1UCLA Centre for Inflammatory Bowel Diseases, Division of Digestive Diseases, University of California, Los Angeles, California, United States, 2Academic Medical Centre, Amsterdam, Department of Medical Oncology, Amsterdam, Netherlands

Background

Incorporation of patient preferences in medical decision making, a process referred to as shared decision making, has been shown to improve patients’ satisfaction and patients’ knowledge. The importance of measuring and reporting outcomes of care delivery is increasingly recognised to be crucial for quality improvement. However, no method to quantify the incorporation of patient driven decisions in the care process is available. In this study we quantified inflammatory bowel disease (IBD) patients’ preferences for 3 disease outcomes: disease control (DC), quality of life (QoL), and productivity (Pr) using a choice based conjoint analysis (CBC).

Methods

IBD patients were recruited through e-mail and were asked to fill out an online CBC questionnaire. The questionnaire assessed current levels of DC, QoL, and Pr, and 10 CBC questions, in which patients were asked to choose 1 out of 2 scenarios with different levels of DC, QoL, and Pr.
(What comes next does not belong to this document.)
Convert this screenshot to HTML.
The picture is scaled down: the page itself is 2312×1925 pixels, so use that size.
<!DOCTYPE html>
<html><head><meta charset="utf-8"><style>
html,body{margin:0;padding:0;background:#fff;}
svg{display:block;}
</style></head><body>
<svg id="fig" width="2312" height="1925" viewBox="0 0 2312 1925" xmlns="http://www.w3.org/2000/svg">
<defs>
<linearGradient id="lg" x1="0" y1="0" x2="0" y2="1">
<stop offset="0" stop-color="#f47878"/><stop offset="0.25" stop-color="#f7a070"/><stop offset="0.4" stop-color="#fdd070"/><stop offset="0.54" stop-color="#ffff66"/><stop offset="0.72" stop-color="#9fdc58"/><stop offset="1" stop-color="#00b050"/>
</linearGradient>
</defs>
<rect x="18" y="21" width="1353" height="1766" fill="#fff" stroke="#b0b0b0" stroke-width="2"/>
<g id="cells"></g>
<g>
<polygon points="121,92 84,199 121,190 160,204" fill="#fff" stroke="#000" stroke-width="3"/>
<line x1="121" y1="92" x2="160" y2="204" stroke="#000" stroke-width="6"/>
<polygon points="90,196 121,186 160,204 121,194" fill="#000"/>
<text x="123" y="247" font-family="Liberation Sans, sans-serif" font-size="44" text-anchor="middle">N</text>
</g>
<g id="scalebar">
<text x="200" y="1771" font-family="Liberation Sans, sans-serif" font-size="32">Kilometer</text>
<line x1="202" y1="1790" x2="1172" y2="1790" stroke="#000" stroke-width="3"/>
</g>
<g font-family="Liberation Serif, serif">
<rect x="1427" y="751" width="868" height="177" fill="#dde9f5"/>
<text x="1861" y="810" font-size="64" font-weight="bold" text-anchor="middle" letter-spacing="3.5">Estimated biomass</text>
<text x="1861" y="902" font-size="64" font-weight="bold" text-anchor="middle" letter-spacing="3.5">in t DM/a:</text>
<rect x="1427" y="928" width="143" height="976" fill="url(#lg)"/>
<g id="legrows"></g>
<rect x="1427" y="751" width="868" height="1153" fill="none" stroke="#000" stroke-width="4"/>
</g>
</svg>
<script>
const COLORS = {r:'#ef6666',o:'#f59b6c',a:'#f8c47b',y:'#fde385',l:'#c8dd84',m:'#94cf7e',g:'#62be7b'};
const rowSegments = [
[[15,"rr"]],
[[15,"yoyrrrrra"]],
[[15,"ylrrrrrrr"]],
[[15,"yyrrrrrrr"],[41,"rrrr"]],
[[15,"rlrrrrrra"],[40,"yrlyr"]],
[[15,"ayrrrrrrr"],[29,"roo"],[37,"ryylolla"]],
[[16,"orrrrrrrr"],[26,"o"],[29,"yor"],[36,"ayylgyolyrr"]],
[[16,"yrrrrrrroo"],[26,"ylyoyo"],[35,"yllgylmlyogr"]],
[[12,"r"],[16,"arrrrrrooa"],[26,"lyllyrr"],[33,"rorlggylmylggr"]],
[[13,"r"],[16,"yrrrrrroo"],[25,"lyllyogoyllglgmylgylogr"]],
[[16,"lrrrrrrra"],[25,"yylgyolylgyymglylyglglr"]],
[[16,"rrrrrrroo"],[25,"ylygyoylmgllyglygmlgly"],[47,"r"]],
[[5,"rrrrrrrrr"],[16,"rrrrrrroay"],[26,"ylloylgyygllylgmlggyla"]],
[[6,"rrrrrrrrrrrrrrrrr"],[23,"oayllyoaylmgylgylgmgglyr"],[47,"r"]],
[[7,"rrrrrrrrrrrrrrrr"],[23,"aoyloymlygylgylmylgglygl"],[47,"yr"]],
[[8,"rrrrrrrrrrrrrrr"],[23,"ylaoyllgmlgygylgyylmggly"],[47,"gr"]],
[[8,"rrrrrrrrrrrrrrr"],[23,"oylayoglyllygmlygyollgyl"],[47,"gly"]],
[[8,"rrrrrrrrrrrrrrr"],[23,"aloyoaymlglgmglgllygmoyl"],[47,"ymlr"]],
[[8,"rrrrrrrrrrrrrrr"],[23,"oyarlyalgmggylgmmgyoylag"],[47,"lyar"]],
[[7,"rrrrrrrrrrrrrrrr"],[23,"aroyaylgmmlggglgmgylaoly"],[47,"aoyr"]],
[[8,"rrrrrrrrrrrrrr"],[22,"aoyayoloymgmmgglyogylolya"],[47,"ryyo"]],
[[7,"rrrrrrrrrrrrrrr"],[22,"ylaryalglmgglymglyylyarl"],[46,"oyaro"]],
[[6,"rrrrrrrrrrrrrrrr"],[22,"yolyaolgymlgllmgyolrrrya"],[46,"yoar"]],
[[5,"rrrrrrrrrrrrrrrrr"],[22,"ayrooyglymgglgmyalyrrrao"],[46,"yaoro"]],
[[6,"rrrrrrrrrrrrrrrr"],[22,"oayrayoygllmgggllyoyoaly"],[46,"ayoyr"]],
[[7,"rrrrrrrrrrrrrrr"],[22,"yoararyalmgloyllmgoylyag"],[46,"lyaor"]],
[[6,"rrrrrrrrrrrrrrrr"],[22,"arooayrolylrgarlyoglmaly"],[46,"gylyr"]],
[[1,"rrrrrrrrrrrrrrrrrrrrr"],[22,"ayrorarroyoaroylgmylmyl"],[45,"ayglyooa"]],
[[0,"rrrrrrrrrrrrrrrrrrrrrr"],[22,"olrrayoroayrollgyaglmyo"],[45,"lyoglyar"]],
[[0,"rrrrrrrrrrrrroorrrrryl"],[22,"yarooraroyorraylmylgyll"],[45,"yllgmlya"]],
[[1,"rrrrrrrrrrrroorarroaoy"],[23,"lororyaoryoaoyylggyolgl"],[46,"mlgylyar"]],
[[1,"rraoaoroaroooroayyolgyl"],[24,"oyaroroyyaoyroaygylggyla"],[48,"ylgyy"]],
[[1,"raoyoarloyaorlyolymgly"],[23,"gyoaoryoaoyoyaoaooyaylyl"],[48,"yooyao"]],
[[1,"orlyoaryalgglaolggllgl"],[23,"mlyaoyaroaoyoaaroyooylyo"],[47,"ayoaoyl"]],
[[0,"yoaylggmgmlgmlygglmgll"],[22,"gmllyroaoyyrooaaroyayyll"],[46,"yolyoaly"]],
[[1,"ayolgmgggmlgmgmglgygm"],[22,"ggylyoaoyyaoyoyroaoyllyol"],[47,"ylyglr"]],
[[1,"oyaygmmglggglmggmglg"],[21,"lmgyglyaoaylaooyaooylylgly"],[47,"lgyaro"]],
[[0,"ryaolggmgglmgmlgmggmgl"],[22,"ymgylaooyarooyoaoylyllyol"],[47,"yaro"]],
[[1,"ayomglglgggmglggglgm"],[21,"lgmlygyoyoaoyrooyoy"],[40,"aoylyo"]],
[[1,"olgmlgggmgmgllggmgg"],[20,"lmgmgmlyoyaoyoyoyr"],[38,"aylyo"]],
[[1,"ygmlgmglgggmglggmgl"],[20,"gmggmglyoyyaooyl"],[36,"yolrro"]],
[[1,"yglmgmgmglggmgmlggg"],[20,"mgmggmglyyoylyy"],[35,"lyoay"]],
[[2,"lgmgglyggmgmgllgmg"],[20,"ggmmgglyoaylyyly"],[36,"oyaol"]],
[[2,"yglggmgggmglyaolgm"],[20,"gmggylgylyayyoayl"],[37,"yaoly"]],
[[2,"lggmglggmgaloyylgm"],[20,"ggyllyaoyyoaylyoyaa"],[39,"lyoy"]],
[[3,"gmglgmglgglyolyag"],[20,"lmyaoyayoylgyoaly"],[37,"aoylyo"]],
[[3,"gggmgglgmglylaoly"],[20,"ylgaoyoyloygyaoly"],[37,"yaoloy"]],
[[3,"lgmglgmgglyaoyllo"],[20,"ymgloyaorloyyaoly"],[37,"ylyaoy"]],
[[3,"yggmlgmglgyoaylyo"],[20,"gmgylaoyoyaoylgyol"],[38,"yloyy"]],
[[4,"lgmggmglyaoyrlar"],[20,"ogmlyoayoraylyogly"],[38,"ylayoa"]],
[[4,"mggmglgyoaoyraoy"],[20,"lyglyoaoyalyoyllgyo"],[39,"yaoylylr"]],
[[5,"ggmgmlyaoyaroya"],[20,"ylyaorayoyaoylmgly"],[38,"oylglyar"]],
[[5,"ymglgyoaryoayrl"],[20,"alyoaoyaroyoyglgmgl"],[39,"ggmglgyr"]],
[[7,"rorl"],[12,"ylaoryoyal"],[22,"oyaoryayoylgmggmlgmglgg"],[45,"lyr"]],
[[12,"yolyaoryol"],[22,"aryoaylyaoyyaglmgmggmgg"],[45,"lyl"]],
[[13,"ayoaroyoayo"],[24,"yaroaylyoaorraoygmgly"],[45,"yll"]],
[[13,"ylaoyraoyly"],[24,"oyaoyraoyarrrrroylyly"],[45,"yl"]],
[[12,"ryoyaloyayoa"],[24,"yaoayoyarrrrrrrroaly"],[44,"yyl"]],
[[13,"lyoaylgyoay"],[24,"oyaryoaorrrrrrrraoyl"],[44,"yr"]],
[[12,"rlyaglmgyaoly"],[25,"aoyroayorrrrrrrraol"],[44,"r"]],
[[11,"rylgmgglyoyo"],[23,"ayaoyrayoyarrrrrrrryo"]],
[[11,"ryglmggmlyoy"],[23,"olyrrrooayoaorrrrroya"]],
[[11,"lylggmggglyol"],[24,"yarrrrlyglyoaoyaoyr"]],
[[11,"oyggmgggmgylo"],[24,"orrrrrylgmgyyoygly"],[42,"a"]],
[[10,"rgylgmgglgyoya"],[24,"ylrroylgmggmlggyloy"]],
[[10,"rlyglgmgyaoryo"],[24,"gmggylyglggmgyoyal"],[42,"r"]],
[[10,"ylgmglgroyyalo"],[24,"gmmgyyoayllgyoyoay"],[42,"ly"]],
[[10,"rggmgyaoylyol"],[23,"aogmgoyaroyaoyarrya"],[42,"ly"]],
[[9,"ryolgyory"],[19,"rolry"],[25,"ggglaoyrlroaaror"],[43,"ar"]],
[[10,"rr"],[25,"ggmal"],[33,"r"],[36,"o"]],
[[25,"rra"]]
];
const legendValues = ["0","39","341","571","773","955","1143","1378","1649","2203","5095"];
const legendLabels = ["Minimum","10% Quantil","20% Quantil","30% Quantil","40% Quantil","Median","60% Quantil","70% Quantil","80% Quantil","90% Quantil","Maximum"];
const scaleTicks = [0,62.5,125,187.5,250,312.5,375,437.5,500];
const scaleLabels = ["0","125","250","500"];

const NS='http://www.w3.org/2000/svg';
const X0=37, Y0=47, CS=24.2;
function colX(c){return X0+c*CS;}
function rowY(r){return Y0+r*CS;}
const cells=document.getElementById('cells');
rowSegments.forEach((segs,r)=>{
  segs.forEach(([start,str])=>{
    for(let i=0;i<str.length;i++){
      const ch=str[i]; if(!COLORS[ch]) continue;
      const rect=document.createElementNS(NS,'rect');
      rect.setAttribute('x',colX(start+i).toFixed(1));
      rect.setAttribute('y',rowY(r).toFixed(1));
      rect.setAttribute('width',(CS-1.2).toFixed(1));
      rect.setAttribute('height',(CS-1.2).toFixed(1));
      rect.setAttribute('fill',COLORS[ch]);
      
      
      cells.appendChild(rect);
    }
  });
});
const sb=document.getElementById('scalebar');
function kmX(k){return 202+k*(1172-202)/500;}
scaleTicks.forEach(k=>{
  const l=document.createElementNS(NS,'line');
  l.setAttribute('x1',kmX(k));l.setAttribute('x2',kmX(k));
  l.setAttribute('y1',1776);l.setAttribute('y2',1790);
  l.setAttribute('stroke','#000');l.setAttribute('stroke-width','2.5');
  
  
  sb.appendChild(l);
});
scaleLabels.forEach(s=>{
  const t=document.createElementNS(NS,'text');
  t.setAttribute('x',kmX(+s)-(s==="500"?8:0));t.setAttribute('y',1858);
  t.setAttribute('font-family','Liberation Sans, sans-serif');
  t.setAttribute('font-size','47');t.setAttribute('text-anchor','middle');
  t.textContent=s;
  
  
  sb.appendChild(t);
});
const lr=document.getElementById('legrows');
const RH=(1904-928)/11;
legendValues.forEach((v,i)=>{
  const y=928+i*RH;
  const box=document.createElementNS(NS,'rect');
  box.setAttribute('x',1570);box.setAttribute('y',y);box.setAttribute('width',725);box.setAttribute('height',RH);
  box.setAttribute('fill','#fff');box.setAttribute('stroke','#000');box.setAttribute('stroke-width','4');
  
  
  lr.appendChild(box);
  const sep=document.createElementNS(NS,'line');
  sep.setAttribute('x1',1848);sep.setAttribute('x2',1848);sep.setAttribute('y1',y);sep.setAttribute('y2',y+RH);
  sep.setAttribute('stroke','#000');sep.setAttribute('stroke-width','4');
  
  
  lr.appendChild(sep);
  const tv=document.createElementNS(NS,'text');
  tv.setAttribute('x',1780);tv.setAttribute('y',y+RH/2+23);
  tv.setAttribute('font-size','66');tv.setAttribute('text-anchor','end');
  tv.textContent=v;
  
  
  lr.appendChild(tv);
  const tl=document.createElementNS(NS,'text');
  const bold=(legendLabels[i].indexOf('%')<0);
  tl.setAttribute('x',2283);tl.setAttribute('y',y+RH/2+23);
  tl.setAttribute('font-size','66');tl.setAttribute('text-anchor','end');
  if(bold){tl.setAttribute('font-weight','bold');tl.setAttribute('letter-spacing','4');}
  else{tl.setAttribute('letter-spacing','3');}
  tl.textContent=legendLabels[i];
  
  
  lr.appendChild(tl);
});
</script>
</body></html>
A hierarchical Bayes model was run to estimate the importance individual patients assigned to each of the 3 outcomes. A single patient-centred outcome metric was developed based on the individual weight assigned to the outcomes.

Results

In total, 210 IBD patients were included with a median age of 40 years (range 20–83). Of these, 51% had Crohn’s disease; 46% ulcerative colitis; and 3% indeterminate colitis. Large variations in individual patients’ preferences were observed. On average, QoL was valued higher than DC and Pr, and for all 3 outcomes, increases from low to intermediate levels were felt to be more important compared with increases from intermediate to high levels. No clinical characteristics were shown to be associated with different preferences. Individual preference weighted scores were calculated and were shown to be significantly different from scores without individual weightings in patients with active disease.

Conclusion

We showed that CBC can be used to quantify individual patients’ preferences for different outcome metrics. These preferences can be used to quantify a single patient-centred outcome metric for IBD patients. Because measured outcomes are significantly different when weighted based on individual patients’ preferences, we propose that outcomes of care should be measured and rewarded accordingly.